За это платили шестьдесят су в день.
– Послушай, Ритта, ты не могла бы сегодня вечером куда-нибудь уйти и увести Аврору?
Я удивленно взглянула на брата.
– Уйти? Куда же я уйду?
– Ну, допустим, к Джакомо. Он приютит вас на эту ночь. А мне очень надо побыть ближе к Лоре.
– Ты не знаешь, какие у меня отношения со Стефанией! – рассерженно сказала я.
Я вообще старалась встречаться с ней пореже. Прийти туда на целую ночь – это значит обречь себя на беспрерывные разговоры о «бездельницах, которые, только оказавшись в бедности, вспоминают о своей родне».
– Ты уйдешь?
– Ты очень осложняешь мне жизнь, Розарио! – сказала я раздраженно. – Разумеется, я уйду.
Для меня не было секретом, что, хотя брак Розарио и Лауры все время откладывается по причине недостатка денег, они не утруждают себя ожиданием и давно уже предаются радостям супружества. Как я поняла, это у них началось задолго до того, как Розарио ушел в армию. А Лора вообще демонстрировала раскованность и полную свободу от предрассудков, достойную разве что Версаля. Я всегда думала, что буржуазки в этом отношении более добродетельны, чем аристократки.

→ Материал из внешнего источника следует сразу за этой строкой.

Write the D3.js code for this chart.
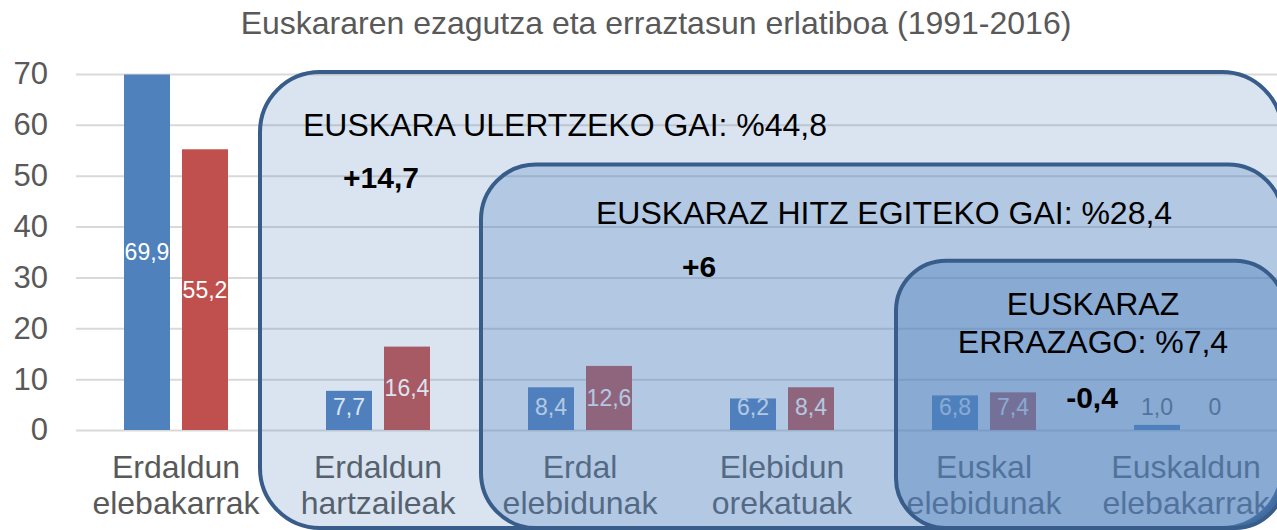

Но Лора убедительно доказала, что бывает и наоборот.
– Ты любишь ее? – невольно вырвалось у меня.
– Я хочу на ней жениться.
– Я спросила тебя о любви. Он взглянул на меня, усмехаясь.
– Ей-богу, ты говоришь как по писаному. Черт побери! Лора – единственная девчонка, на которой я хочу жениться. А это много значит.
Я замолчала, зная, что в лексиконе Розарио нет слов о любви.
Чтобы отблагодарить меня за согласие оставить их одних в комнате, брат отправился в лавку за хлебом. Покупка хлеба уже давно превратилась в мучение, и я облегченно вздохнула, поняв, что сегодня освобождена от этой обязанности. Ко мне вернулось упорство, и я с новой силой склонилась над кружевом. Это была очень тонкая, филигранная и утомительная работа, любой узелок мог все испортить… Я рассчитывала закончить эту вещь из кружев, а потом отправиться к Жану Батисту Коффиналю, бывшему врачу, судье Революционного трибунала.
Почти месяц я обивала пороги тюрем, пытаясь хоть что-то узнать о судьбе и процессе Рене Клавьера. Все было тщетно. Я даже не смогла выяснить, в какой тюрьме он находится, хотя часами простаивала возле Ла Форс, Люксембурга, Аббатства и Сен-Лазара. Я разговаривала с родственниками заключенных, расспрашивала, несколько раз отважилась даже зайти в наблюдательный комитет секции, арестовавшей Клавьера, – эта секция ведала арестами и составляла списки «подозрительных».